_WHAT IS BEING ASKED_
Starting at the first line of the data below, retype every line up to and including the one containing "fig = plt.figure(figsize=(W".

***

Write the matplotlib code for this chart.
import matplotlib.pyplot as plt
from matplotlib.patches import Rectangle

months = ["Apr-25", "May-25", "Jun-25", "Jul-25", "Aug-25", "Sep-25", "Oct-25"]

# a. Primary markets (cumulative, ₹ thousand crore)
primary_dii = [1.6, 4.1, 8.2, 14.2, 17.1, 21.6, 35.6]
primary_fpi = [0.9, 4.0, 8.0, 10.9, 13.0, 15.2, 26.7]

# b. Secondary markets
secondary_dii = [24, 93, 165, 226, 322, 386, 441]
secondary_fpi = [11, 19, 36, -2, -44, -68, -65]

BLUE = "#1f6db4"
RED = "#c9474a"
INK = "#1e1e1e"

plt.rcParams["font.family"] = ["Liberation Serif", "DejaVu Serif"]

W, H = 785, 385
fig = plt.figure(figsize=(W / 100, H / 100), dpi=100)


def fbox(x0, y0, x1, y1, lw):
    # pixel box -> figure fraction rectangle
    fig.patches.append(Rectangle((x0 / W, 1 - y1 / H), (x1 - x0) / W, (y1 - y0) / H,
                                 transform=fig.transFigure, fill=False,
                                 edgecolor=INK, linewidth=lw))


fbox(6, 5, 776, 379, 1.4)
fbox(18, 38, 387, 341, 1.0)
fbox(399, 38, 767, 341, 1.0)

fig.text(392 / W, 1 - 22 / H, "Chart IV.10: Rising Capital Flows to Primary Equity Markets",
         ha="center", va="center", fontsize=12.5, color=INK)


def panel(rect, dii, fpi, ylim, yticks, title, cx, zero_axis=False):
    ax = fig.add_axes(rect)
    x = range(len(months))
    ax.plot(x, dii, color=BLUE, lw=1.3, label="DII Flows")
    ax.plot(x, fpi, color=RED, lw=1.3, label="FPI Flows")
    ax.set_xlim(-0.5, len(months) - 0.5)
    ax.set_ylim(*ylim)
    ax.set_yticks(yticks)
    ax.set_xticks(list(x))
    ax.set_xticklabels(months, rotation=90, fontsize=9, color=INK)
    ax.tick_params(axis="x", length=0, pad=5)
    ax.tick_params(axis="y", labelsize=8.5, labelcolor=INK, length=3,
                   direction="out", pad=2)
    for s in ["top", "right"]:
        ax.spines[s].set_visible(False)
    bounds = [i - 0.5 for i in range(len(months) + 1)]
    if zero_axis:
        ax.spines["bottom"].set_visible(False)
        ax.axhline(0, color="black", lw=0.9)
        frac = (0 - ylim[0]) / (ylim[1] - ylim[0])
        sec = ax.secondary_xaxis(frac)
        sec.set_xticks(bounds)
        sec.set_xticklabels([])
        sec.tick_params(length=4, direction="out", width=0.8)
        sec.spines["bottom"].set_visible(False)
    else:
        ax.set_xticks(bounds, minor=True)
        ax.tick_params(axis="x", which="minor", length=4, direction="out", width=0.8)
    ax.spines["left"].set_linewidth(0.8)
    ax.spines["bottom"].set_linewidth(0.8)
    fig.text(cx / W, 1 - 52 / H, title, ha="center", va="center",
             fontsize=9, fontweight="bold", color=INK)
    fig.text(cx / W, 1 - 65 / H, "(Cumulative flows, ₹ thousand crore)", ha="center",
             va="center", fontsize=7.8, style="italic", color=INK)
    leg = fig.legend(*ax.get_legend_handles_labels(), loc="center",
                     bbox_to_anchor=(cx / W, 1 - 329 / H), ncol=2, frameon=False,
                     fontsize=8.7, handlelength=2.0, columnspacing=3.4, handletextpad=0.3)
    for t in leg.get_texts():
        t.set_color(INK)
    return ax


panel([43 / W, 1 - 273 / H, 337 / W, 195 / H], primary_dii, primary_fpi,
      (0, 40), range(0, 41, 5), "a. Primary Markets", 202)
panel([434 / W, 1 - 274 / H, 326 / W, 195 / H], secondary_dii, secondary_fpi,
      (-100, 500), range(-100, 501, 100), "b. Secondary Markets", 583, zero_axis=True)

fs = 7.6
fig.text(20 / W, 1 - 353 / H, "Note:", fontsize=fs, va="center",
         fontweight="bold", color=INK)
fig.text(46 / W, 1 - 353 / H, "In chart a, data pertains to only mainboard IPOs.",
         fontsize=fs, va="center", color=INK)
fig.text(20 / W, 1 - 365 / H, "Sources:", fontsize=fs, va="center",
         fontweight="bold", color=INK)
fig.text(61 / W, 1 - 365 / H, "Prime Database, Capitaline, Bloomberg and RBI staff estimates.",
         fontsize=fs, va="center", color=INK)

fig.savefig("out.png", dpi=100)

***

_TASK RESULT_
Write the matplotlib code for this chart.
import matplotlib.pyplot as plt
from matplotlib.patches import Rectangle

months = ["Apr-25", "May-25", "Jun-25", "Jul-25", "Aug-25", "Sep-25", "Oct-25"]

# a. Primary markets (cumulative, ₹ thousand crore)
primary_dii = [1.6, 4.1, 8.2, 14.2, 17.1, 21.6, 35.6]
primary_fpi = [0.9, 4.0, 8.0, 10.9, 13.0, 15.2, 26.7]

# b. Secondary markets
secondary_dii = [24, 93, 165, 226, 322, 386, 441]
secondary_fpi = [11, 19, 36, -2, -44, -68, -65]

BLUE = "#1f6db4"
RED = "#c9474a"
INK = "#1e1e1e"

plt.rcParams["font.family"] = ["Liberation Serif", "DejaVu Serif"]

W, H = 785, 385
fig = plt.figure(figsize=(W / 100, H / 100), dpi=100)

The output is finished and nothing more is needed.